--- start ---
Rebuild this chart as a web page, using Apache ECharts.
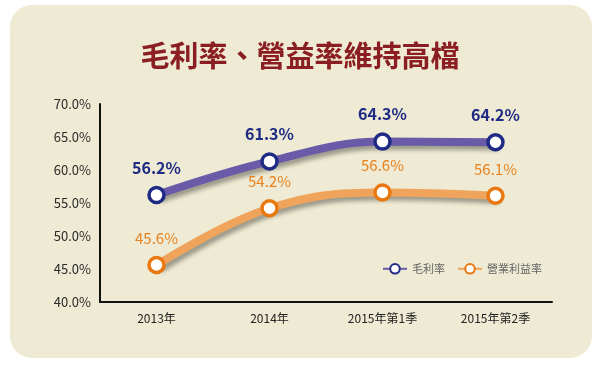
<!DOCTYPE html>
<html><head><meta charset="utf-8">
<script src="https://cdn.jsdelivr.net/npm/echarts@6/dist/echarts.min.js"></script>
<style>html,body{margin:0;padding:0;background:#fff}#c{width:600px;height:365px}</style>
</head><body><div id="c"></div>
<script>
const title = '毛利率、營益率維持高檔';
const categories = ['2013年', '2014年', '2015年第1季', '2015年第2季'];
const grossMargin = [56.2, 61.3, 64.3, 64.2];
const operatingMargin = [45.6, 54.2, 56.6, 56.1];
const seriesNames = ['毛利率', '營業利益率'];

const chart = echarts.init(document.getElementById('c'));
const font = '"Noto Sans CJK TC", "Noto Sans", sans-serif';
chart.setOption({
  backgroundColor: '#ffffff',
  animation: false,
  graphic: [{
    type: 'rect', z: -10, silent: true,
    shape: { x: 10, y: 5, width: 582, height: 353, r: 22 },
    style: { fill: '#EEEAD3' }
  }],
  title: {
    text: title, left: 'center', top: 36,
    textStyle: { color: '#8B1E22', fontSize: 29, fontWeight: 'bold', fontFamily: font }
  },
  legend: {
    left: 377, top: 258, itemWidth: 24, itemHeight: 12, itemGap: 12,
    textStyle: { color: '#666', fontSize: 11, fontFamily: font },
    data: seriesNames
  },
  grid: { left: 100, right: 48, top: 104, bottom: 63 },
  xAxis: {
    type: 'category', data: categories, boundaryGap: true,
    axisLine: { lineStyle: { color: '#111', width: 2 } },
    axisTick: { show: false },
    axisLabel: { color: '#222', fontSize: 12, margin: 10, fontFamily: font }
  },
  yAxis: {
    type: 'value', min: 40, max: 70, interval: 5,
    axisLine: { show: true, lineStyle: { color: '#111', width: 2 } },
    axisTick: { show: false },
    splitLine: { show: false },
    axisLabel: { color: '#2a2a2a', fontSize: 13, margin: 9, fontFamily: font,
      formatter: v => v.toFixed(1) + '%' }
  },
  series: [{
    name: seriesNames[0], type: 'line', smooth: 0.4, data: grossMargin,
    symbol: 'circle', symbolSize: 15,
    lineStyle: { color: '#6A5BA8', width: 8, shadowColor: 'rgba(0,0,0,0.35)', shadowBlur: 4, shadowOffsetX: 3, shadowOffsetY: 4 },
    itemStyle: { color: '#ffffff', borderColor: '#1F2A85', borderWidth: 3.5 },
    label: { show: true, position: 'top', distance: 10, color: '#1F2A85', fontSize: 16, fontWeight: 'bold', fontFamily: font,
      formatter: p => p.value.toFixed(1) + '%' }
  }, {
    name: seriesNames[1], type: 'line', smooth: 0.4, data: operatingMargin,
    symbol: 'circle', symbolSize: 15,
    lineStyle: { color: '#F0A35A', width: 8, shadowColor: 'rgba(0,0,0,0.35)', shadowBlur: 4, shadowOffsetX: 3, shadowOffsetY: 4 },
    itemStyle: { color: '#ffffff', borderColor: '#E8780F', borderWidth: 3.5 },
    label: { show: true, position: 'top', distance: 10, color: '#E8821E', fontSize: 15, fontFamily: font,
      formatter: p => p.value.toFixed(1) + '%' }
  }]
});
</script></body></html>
--- end ---
Exactly restate the lines from the beginning of the data through the line with "const seriesNames = ['毛利率', '營業利益率'];", and no others, keeping pictures out.

Rebuild this chart as a web page, using Apache ECharts.
<!DOCTYPE html>
<html><head><meta charset="utf-8">
<script src="https://cdn.jsdelivr.net/npm/echarts@6/dist/echarts.min.js"></script>
<style>html,body{margin:0;padding:0;background:#fff}#c{width:600px;height:365px}</style>
</head><body><div id="c"></div>
<script>
const title = '毛利率、營益率維持高檔';
const categories = ['2013年', '2014年', '2015年第1季', '2015年第2季'];
const grossMargin = [56.2, 61.3, 64.3, 64.2];
const operatingMargin = [45.6, 54.2, 56.6, 56.1];
const seriesNames = ['毛利率', '營業利益率'];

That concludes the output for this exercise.